Theatre acting requires a very different type of creativity. It’s not a blank canvas at all. For a starter, you have the play: a given text that you need to work with. You also have the director, who has their own idea of what the result should look like. As an actress or actor, you need to work with and within these constraints and still bring something of your own. In fact, you have to make it your own despite all these restrictions, or it simply won’t work.
This type of creativity is much closer to what is needed for product management. When I realized that, I could unleash my creativity without feeling inferior to others.
Think Inside the Box
In product management, everything starts with the problem. Coming up with a problem that is worth solving is not easy, but it has its methods, too. Once the problem is defined, though, you have clear boundaries. You are in a box, and at this point, the box is empty.

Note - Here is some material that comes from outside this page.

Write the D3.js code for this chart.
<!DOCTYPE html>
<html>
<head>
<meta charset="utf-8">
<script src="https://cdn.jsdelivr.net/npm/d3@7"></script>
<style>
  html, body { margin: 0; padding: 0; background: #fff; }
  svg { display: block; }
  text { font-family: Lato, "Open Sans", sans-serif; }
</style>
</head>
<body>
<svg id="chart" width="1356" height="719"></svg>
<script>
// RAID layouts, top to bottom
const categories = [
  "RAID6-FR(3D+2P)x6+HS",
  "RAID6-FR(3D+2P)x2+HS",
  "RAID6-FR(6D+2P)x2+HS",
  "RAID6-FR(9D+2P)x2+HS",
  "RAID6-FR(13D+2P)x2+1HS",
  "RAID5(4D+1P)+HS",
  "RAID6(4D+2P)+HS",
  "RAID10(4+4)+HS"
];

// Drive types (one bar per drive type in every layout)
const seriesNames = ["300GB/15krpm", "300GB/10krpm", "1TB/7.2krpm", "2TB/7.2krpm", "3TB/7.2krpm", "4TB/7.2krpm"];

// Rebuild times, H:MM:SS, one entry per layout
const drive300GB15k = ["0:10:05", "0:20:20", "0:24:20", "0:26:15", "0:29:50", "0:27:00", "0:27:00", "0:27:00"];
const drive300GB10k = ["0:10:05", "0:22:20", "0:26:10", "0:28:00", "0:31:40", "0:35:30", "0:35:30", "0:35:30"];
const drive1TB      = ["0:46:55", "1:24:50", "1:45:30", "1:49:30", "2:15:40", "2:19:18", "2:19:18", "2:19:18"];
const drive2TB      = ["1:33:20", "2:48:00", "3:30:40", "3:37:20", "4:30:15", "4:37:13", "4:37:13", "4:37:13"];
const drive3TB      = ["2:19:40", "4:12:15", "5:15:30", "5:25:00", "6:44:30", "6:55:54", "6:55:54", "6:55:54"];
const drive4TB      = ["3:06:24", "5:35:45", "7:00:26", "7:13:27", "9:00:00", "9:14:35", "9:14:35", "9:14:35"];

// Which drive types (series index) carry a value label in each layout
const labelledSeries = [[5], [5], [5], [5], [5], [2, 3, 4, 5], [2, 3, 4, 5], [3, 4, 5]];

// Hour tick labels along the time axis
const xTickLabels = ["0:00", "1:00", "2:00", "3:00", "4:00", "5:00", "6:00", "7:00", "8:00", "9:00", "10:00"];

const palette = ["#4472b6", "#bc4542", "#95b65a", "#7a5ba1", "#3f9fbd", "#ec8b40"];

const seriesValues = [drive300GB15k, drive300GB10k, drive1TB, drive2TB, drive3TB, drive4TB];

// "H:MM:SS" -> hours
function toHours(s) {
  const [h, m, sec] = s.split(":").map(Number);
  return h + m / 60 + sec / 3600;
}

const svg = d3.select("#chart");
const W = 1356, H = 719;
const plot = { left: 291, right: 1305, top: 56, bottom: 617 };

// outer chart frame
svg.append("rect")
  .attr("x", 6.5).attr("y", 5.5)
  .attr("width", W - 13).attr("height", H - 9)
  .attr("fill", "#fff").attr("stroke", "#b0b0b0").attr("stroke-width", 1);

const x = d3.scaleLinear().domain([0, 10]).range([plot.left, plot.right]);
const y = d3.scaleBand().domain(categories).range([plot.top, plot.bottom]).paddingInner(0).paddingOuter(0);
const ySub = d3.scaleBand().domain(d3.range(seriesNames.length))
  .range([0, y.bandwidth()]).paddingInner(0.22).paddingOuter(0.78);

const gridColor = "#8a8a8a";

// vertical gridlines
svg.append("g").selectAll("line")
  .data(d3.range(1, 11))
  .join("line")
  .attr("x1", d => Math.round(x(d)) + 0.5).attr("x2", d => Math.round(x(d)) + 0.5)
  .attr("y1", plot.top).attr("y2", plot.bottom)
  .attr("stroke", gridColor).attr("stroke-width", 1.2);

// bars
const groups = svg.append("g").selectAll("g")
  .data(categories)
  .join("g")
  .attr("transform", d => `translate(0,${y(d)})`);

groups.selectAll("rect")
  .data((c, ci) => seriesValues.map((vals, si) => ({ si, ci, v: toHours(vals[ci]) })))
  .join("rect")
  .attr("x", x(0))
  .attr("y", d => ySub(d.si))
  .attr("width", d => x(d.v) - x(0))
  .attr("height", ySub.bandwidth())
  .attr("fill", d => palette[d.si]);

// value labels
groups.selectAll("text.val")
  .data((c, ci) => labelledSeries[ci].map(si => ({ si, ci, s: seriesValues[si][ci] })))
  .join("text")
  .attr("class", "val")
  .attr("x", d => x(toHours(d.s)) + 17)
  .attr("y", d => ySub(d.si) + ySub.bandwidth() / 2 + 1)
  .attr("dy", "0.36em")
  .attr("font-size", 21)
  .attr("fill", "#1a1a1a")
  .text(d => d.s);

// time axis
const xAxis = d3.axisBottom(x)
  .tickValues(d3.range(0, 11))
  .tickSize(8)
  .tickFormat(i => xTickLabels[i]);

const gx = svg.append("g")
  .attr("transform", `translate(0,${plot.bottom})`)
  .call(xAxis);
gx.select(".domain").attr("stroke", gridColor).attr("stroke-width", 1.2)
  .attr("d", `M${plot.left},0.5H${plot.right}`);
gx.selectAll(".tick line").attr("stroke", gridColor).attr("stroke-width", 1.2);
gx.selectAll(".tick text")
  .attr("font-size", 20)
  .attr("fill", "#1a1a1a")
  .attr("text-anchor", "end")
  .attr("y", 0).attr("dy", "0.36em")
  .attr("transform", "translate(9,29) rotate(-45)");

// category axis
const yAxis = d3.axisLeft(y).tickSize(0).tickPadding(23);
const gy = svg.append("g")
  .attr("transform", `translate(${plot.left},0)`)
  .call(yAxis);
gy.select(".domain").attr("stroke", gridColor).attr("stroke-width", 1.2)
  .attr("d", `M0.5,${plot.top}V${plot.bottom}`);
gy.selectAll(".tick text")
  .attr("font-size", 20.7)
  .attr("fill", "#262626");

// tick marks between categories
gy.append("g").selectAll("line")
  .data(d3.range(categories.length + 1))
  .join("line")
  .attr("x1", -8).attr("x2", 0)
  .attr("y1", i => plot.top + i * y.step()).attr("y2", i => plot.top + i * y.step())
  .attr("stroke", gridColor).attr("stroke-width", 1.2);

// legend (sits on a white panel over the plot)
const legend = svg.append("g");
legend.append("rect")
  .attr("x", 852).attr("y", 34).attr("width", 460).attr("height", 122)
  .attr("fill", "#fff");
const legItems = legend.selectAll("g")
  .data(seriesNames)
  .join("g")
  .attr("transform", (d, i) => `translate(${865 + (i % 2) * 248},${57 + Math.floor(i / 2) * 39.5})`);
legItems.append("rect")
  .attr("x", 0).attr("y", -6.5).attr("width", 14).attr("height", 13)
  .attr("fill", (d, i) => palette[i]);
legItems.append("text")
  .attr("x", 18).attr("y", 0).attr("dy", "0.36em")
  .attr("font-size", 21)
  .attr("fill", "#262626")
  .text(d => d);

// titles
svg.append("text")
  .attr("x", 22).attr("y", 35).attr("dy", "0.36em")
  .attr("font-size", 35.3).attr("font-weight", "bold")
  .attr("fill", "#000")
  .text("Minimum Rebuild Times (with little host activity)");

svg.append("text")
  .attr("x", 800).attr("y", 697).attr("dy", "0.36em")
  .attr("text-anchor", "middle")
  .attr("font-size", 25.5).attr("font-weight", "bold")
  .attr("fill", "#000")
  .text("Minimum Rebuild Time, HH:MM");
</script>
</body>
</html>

Within that box, you can be extremely innovative, and in some ways, it is much harder to create when you have many constraints that you need to satisfy than it is when everything is open.

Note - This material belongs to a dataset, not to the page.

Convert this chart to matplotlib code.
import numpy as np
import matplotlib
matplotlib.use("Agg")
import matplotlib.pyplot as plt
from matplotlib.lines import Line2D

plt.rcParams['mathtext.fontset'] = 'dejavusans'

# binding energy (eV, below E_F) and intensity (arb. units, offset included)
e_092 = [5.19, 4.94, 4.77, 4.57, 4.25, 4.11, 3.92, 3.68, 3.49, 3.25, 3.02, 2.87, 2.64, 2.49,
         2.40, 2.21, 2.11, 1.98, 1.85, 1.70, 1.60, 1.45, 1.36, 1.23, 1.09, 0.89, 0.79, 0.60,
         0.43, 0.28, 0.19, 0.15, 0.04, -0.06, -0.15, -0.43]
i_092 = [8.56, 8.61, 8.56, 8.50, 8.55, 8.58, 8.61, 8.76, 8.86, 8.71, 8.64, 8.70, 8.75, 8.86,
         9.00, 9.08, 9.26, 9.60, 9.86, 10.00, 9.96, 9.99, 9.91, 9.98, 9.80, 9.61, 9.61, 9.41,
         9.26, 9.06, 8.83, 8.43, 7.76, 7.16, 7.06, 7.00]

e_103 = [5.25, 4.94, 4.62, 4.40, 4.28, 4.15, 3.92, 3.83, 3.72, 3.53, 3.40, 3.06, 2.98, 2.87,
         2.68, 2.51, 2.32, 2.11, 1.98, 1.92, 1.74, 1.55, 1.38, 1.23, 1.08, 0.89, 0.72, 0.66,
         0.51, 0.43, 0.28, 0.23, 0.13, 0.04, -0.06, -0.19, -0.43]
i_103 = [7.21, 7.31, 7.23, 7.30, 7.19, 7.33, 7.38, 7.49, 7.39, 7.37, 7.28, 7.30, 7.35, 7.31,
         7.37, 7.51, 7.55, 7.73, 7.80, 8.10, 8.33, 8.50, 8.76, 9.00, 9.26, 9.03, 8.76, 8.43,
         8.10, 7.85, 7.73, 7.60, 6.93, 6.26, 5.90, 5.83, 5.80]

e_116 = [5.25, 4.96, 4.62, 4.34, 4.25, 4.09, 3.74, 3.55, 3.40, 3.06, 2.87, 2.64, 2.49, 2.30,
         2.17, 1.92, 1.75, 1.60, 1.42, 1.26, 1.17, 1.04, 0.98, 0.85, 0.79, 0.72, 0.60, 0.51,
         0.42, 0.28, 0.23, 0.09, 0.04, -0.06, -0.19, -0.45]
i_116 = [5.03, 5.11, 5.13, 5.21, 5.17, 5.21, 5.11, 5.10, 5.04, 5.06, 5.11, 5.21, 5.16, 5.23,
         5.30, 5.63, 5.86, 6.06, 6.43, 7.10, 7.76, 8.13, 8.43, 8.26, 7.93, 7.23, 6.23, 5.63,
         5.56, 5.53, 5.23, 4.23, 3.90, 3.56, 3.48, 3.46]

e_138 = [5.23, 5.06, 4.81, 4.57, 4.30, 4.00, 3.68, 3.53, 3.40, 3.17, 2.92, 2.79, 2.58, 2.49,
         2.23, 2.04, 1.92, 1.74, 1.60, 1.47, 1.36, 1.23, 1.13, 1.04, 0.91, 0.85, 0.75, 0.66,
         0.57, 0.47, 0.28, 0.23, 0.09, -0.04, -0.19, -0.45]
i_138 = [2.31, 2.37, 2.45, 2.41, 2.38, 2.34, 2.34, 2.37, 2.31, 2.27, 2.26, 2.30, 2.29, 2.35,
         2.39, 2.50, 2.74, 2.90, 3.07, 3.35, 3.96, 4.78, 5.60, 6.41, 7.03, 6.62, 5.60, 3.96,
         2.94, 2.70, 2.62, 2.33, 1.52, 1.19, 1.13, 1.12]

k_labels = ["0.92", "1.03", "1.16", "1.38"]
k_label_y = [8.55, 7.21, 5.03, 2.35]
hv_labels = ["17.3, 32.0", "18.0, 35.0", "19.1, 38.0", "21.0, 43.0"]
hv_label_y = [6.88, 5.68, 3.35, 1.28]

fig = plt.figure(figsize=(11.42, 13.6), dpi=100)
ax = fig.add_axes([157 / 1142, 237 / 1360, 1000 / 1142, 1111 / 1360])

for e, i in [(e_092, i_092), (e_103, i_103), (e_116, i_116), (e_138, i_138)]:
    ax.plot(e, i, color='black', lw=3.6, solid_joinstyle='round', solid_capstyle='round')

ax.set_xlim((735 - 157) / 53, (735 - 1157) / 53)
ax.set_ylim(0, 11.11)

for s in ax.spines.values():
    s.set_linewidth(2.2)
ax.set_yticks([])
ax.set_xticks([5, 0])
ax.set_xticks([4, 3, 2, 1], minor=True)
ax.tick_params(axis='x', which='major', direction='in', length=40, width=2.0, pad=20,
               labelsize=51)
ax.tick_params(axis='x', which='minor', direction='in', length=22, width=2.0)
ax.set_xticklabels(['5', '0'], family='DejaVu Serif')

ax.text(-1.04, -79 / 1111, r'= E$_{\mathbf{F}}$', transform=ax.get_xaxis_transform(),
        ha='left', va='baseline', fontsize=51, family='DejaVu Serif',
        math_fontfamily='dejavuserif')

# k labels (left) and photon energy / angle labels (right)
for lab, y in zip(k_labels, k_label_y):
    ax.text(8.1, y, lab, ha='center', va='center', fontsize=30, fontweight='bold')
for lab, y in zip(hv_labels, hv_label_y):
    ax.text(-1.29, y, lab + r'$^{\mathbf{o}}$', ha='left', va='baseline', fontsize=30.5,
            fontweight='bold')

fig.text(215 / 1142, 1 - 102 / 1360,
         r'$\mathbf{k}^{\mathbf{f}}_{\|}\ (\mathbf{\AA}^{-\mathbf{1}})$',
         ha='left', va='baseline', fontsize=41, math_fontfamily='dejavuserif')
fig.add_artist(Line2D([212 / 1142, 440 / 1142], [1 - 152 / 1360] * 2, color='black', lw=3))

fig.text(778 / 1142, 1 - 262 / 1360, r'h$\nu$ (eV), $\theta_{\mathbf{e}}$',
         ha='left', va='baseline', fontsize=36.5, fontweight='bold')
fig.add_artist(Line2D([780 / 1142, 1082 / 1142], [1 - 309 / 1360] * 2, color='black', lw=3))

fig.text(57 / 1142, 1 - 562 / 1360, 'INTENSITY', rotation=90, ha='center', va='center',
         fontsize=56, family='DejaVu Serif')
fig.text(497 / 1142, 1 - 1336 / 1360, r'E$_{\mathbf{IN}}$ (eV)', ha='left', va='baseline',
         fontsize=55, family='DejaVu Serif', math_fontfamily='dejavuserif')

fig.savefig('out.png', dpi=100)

Empowered product teams get problems to solve and figure out the solution together rather than get product requirements and implement them. Problem-solving is a core capability that product managers need to have. Coming up with a solution that satisfies all the constraints you need to satisfy might be hard because your options are limited. On the other hand, it also makes things easier since you understand exactly what you are solving for.
When I realized that this is something that I’m actually good at (innovating within given restrictions), I changed my approach to creativity: instead of focusing on new ideas, I started focusing on revealing the restrictions so that I can easily innovate within them.
If you don’t see yourself as creative according to the first type mentioned above, try the second type of creativity. Make it a habit to clearly define the box you work in. Once you are assigned a problem to solve, understand what would be considered a good solution. Ask yourself (and others) what is important for you about the solution. For example, you might need a solution that would demonstrate the value to the customer quickly, will be used often, and be quick to develop. In doing so, you also define which other traits are not as important – for example, scalability, security, or scope (support a variety of use cases at once).
Once you have that definition, it is much easier to come up with ideas to satisfy it. It is also much easier to rule solutions out since the success criteria are clearly defined. Instead of thinking about one big, amazing idea, you can now bring up many ideas and know right away if they are good or not. Doing so also helps you get closer to the idea(s) that will actually satisfy everything you defined that you need because you get a better understanding of the dependencies and can add one constraint at a time until you have them all covered.Understanding what you are solving for is an important skill for product managers. It applies also when you are interviewing. Your interviewers want to see that you have a solid line of thought for problem-solving and reasoning, so stop looking for great ideas. Instead, focus on understanding the problem you are trying to solve. As Einstein allegedly said, if you have an hour to solve a problem, spend 55 minutes thinking about the problem and only 5 minutes about the solution. If you do it well, the solution will be a no-brainer.